- Shahapur Location in Maharashtra, India
- Coordinates: 20°30′47″N 76°45′07″E﻿ / ﻿20.5131329°N 76.7518187°E
- Country: India
- State: Maharashtra
- District: Buldhana

Population
- • Total: 1,800

Languages
- • Official: Marathi
- Time zone: UTC+5:30 (IST)
- PIN: 444303
- Lok Sabha Constituency: Buldhana

= Shahapur, Buldhana =

Village in Maharashtra

Shahapur is a historic place near Balapur near Akola, Maharashtra. At present it is a small town in the Khamgaon Tehsil of Buldhana district.

After this initial victory at Ahmednagar Prince Murad Mirza, son of Akbar settled in Berar Subah with Balapur as his headquarters. Near Balapur he founded a new city named Shahapur and constructed a beautiful palace near the banks of Mun River for himself during 1597. The shahpur forts / palace was built by Muhammad Azam Shah the son of Aurangzeb.

==History==
The account of Berar in the Ain-i-Akbari was added- to that work in 1596–97. The greater part of the Akola district was included in Akbar's sarkar or revenue district of Narnala, but some of the parganas of this sarkar are now included in Buldhana, while Akola, on the other hand, includes three parganas of Akbar's revenue district of Basim. The whole revenue demand for the area now included in the Akola district seems to have been nearly twenty-four lakhs of rupees. The only special notice of any places in the District has reference to Balapur, Shahpur, and Basim. ' Near Balapur,' says Abul Fazl, ' are two streams, about the borders of which are found various kinds of pretty stones, which are cut and kept as curiosities. Six kos distant were the headquarters of Sultan Murad, which grew into a fine city under the name of Shahpur.
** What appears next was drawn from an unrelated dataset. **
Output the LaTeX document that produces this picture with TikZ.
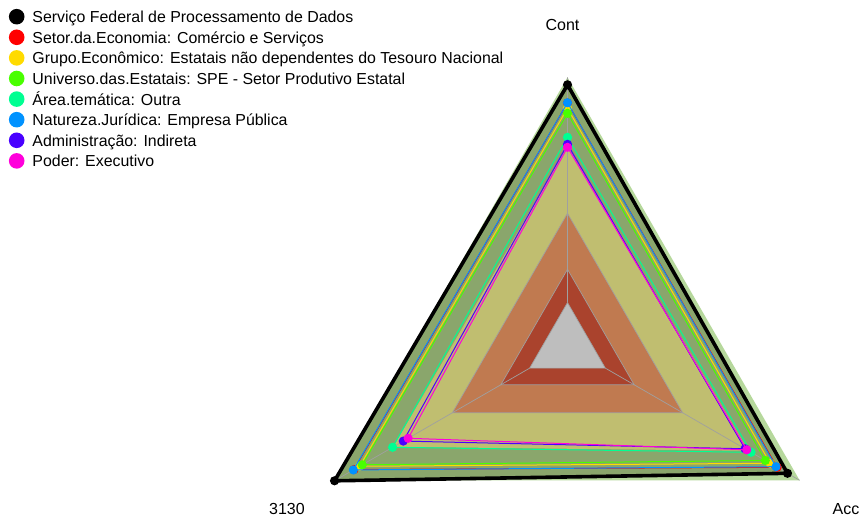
\documentclass[tikz,border=0pt]{standalone}
\usepackage{fontspec}
\setmainfont{Liberation Sans}
\usetikzlibrary{calc}
\definecolor{sBlack}{HTML}{000000}
\definecolor{sRed}{HTML}{FF0000}
\definecolor{sYellow}{HTML}{FFDB00}
\definecolor{sGreen}{HTML}{49FF00}
\definecolor{sTeal}{HTML}{00FF92}
\definecolor{sBlue}{HTML}{0092FF}
\definecolor{sPurple}{HTML}{4900FF}
\definecolor{sMagenta}{HTML}{FF00DB}
\definecolor{fLight}{HTML}{B6D89C}
\definecolor{fGreen}{HTML}{8AA66C}
\definecolor{fOlive}{HTML}{C0BE70}
\definecolor{fOrange}{HTML}{C07A50}
\definecolor{fDark}{HTML}{AA432D}
\definecolor{fGray}{HTML}{BEBEBE}
\definecolor{gridline}{HTML}{A0A0A0}
\newcommand\mkpoly[4]{%
  \coordinate (#1-t) at ($(C)+(90:#2)$);
  \coordinate (#1-l) at ($(C)+(210:#3)$);
  \coordinate (#1-r) at ($(C)+(330:#4)$);
}
\newcommand\drawseries[3]{% name, colour, width
  \draw[#2, line width=#3, line join=round] (#1-t) -- (#1-l) -- (#1-r) -- cycle;
  \fill[#2] (#1-t) circle (4.6);
  \fill[#2] (#1-l) circle (4.6);
  \fill[#2] (#1-r) circle (4.6);
}
\tikzset{
  legtext/.style={anchor=base west, inner sep=0pt, font=\fontsize{15.9bp}{18bp}\selectfont},
  legdot/.style={circle, fill=#1, minimum size=15.6bp, inner sep=0pt},
  axlabel/.style={anchor=base, inner sep=0pt, font=\fontsize{16bp}{19bp}\selectfont}
}
\begin{document}
\begin{tikzpicture}[x=1bp,y=1bp]
\useasboundingbox (0,0) rectangle (862,519);
\coordinate (C) at (567.5,172.7);
% fill regions
\mkpoly{light}{269}{268}{268}
\mkpoly{olive}{200}{201}{209}
\mkpoly{g3}{133}{133}{133}
\mkpoly{g2}{77}{77}{77}
\mkpoly{g1}{43.7}{43.7}{43.7}
% series
\mkpoly{s1}{261.5}{269}{254}
\mkpoly{s2}{243.4}{246.5}{242}
\mkpoly{s3}{238}{240}{234}
\mkpoly{s4}{233}{237}{228.4}
\mkpoly{s5}{209}{202}{212}
\mkpoly{s6}{243.6}{247.3}{240.8}
\mkpoly{s7}{202}{189.6}{205}
\mkpoly{s8}{199}{184}{207}
\fill[fLight] (light-t) -- (light-l) -- (light-r) -- cycle;
\fill[fGreen] (s1-t) -- (s1-l) -- (s1-r) -- cycle;
\fill[fOlive] (olive-t) -- (olive-l) -- (olive-r) -- cycle;
\fill[fOrange] (g3-t) -- (g3-l) -- (g3-r) -- cycle;
\fill[fDark] (g2-t) -- (g2-l) -- (g2-r) -- cycle;
\fill[fGray] (g1-t) -- (g1-l) -- (g1-r) -- cycle;
% grid
\foreach \g in {g1,g2,g3}{\draw[gridline, line width=0.7bp] (\g-t) -- (\g-l) -- (\g-r) -- cycle;}
\draw[gridline, line width=0.7bp] (g1-t) -- (light-t) (g1-l) -- (light-l) (g1-r) -- (light-r);
% series lines and dots
\drawseries{s1}{sBlack}{3.6bp}
\drawseries{s2}{sRed}{1bp}
\drawseries{s3}{sYellow}{1bp}
\drawseries{s4}{sGreen}{1bp}
\drawseries{s5}{sTeal}{1bp}
\drawseries{s6}{sBlue}{1bp}
\drawseries{s7}{sPurple}{1bp}
\drawseries{s8}{sMagenta}{1bp}
% axis labels
\node[axlabel] (labCont) at (562.5,488.5) {Cont};
\node[axlabel] (lab3130) at (287,4.5) {3130};
\node[axlabel] (labAcc) at (846,4.5) {Acc};
% legend
\node[legdot=sBlack]   (d1) at (16.7,502.3) {};
\node[legdot=sRed]     (d2) at (16.7,481.7) {};
\node[legdot=sYellow]  (d3) at (16.7,461.1) {};
\node[legdot=sGreen]   (d4) at (16.7,440.5) {};
\node[legdot=sTeal]    (d5) at (16.7,419.9) {};
\node[legdot=sBlue]    (d6) at (16.7,399.3) {};
\node[legdot=sPurple]  (d7) at (16.7,378.7) {};
\node[legdot=sMagenta] (d8) at (16.7,358.1) {};
\node[legtext] (t1) at (32.3,496.3) {Serviço Federal de Processamento de Dados};
\node[legtext] (t2) at (32.3,475.7) {Setor.da.Economia: Comércio e Serviços};
\node[legtext] (t3) at (32.3,455.1) {Grupo.Econômico: Estatais não dependentes do Tesouro Nacional};
\node[legtext] (t4) at (32.3,434.5) {Universo.das.Estatais: SPE - Setor Produtivo Estatal};
\node[legtext] (t5) at (32.3,413.9) {Área.temática: Outra};
\node[legtext] (t6) at (32.3,393.3) {Natureza.Jurídica: Empresa Pública};
\node[legtext] (t7) at (32.3,372.7) {Administração: Indireta};
\node[legtext] (t8) at (32.3,352.1) {Poder: Executivo};
\end{tikzpicture}
\end{document}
Of Basim he writes,' About Basim is an indigenous race, for the most part proud and refractory, called Hatgars: their forces consist of 1000, cavalry and 5000 infantry.' He adds that the Hatgars are Rajputs, which is a mistake, for they are a branch of the Dhangar caste. It is strange that according to the figures of the census of 1901 Hatgars were exceptionally weak in numbers in the late Basim district.

36. After the fall of Ahmednagar Balapur was still the principal garrison town of Berar, but Daniyal Mirza preferred Burhanpur, where he died of drink in 1605, as his viceregal capital. The death of his favourite son was a severe shock to Akbar, who survived Daniyal only for a few months, and died in October 1605, when he was succeeded by his eldest son Salim, who took the title of Jahangir.

==Geography==
It lies near the banks of Mun River and can be visited from Undri - Ambetakli in Buldhana district or from Wadegaon in Akola district.

==Visitor's attractions==

The Dargah of Nipani Baba is situated on the bank of Mun River. The Fair of Baba regionally known as urus takes place every year.

The temple of Lord Shiva is situated at confluence of revers Namely (Mun, Torna, Vishwamitra, Utavali etc.) It is believed that the Shiv Linga was established by Rama.